• [Problem details]: Print, word for word, the opening line of the data below and every line after it through the line that contains "(0,0) rectangle (1233,551);", but not the pictures.

***** Information shown *****

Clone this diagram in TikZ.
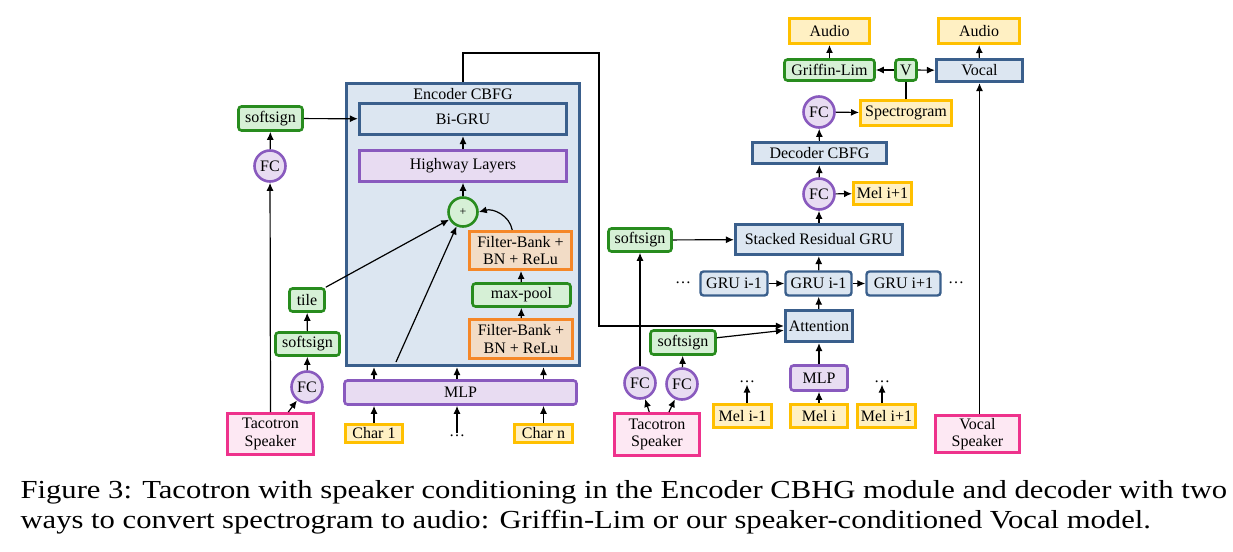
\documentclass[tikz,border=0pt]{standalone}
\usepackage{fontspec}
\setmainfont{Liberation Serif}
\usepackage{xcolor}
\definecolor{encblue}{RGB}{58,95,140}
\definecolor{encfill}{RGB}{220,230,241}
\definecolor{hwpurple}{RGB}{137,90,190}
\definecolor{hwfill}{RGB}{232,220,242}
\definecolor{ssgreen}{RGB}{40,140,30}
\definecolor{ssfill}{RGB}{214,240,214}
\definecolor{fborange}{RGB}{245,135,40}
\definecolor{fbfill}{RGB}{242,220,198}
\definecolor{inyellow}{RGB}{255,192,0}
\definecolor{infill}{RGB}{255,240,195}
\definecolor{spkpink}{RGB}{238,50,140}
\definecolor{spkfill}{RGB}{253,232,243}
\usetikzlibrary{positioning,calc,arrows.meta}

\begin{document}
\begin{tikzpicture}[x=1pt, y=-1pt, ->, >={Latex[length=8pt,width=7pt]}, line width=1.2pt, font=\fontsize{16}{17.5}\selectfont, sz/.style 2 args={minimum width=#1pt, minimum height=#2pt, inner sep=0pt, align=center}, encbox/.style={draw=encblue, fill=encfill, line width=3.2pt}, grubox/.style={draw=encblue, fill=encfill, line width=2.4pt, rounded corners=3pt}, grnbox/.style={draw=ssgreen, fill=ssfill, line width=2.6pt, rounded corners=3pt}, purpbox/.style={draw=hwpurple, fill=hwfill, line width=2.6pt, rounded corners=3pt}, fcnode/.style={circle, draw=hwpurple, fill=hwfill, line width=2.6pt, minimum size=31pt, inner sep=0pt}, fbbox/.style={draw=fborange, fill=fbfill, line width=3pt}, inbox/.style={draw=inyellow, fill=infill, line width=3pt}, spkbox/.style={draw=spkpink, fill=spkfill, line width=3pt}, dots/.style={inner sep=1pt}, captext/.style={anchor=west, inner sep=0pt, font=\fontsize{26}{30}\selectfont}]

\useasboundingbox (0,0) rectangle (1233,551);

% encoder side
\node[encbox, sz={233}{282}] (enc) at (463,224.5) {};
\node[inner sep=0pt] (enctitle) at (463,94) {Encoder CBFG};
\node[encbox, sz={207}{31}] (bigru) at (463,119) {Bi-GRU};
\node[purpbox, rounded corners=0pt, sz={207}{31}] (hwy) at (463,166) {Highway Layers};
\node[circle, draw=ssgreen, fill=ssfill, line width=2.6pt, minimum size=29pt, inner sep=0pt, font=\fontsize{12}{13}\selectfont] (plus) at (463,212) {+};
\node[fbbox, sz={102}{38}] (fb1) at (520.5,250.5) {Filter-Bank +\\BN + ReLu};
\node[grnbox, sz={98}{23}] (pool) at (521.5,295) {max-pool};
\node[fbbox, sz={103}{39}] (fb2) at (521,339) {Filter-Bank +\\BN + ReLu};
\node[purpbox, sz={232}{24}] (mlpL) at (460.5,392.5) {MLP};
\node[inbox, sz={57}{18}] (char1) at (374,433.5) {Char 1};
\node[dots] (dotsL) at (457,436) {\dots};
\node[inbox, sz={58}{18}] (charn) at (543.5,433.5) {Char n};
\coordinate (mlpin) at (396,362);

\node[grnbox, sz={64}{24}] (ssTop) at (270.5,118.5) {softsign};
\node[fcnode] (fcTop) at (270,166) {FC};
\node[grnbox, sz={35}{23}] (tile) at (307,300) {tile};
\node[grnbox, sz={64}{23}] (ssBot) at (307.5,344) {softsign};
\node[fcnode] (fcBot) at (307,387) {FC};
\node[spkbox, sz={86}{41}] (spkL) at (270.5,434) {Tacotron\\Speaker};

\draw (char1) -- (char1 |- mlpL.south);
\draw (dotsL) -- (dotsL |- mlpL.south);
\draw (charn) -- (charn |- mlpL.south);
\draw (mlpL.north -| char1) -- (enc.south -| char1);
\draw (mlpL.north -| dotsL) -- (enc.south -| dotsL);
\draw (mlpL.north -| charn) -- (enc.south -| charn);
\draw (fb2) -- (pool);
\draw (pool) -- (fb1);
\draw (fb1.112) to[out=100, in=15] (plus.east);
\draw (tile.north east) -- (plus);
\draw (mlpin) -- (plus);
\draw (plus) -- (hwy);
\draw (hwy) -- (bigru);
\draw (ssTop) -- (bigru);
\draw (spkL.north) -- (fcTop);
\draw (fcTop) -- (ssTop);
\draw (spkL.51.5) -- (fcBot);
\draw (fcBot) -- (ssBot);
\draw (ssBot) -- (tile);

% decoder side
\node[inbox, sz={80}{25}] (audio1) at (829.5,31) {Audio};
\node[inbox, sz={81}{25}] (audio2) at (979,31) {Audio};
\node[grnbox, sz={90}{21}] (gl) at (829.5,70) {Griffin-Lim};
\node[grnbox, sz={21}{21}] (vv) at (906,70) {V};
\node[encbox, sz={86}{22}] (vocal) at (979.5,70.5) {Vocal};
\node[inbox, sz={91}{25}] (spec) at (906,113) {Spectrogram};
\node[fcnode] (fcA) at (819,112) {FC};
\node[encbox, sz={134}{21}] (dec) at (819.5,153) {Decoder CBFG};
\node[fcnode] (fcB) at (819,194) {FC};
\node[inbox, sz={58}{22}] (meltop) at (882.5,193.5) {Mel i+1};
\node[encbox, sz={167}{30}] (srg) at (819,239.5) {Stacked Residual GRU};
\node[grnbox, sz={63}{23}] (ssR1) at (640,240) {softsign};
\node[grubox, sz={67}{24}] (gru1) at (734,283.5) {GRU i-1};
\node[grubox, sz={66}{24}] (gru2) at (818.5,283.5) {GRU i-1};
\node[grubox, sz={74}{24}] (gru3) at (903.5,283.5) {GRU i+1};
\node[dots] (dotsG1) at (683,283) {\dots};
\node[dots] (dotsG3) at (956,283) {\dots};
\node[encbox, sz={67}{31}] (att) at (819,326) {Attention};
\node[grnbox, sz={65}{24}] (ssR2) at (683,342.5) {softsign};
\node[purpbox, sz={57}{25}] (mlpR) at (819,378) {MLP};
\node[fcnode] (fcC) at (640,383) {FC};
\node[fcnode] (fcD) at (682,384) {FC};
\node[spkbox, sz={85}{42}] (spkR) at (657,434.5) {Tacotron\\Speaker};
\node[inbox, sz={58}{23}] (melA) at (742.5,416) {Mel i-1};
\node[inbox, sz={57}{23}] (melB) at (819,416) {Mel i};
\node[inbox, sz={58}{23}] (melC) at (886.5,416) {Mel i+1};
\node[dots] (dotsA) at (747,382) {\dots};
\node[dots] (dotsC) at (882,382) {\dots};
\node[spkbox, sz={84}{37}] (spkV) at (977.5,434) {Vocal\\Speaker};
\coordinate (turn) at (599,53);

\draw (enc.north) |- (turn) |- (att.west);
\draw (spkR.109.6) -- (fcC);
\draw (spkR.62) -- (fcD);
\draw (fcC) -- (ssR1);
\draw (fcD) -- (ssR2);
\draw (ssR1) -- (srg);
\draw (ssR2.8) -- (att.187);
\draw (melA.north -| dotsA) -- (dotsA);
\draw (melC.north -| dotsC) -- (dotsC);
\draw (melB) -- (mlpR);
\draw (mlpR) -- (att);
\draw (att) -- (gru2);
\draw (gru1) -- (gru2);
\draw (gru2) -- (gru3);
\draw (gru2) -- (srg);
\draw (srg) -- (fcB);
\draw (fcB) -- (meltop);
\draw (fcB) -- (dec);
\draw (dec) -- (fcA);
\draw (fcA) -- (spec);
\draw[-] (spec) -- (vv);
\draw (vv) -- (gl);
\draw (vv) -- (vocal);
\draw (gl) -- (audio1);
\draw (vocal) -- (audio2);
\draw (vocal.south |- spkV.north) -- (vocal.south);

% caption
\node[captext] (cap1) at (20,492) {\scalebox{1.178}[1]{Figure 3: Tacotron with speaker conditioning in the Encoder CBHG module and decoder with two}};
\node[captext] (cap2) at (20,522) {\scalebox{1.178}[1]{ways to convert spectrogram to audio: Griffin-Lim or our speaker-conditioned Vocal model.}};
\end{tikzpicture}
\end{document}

*****

• [Exercise response]:
Clone this diagram in TikZ.
\documentclass[tikz,border=0pt]{standalone}
\usepackage{fontspec}
\setmainfont{Liberation Serif}
\usepackage{xcolor}
\definecolor{encblue}{RGB}{58,95,140}
\definecolor{encfill}{RGB}{220,230,241}
\definecolor{hwpurple}{RGB}{137,90,190}
\definecolor{hwfill}{RGB}{232,220,242}
\definecolor{ssgreen}{RGB}{40,140,30}
\definecolor{ssfill}{RGB}{214,240,214}
\definecolor{fborange}{RGB}{245,135,40}
\definecolor{fbfill}{RGB}{242,220,198}
\definecolor{inyellow}{RGB}{255,192,0}
\definecolor{infill}{RGB}{255,240,195}
\definecolor{spkpink}{RGB}{238,50,140}
\definecolor{spkfill}{RGB}{253,232,243}
\usetikzlibrary{positioning,calc,arrows.meta}

\begin{document}
\begin{tikzpicture}[x=1pt, y=-1pt, ->, >={Latex[length=8pt,width=7pt]}, line width=1.2pt, font=\fontsize{16}{17.5}\selectfont, sz/.style 2 args={minimum width=#1pt, minimum height=#2pt, inner sep=0pt, align=center}, encbox/.style={draw=encblue, fill=encfill, line width=3.2pt}, grubox/.style={draw=encblue, fill=encfill, line width=2.4pt, rounded corners=3pt}, grnbox/.style={draw=ssgreen, fill=ssfill, line width=2.6pt, rounded corners=3pt}, purpbox/.style={draw=hwpurple, fill=hwfill, line width=2.6pt, rounded corners=3pt}, fcnode/.style={circle, draw=hwpurple, fill=hwfill, line width=2.6pt, minimum size=31pt, inner sep=0pt}, fbbox/.style={draw=fborange, fill=fbfill, line width=3pt}, inbox/.style={draw=inyellow, fill=infill, line width=3pt}, spkbox/.style={draw=spkpink, fill=spkfill, line width=3pt}, dots/.style={inner sep=1pt}, captext/.style={anchor=west, inner sep=0pt, font=\fontsize{26}{30}\selectfont}]

\useasboundingbox (0,0) rectangle (1233,551);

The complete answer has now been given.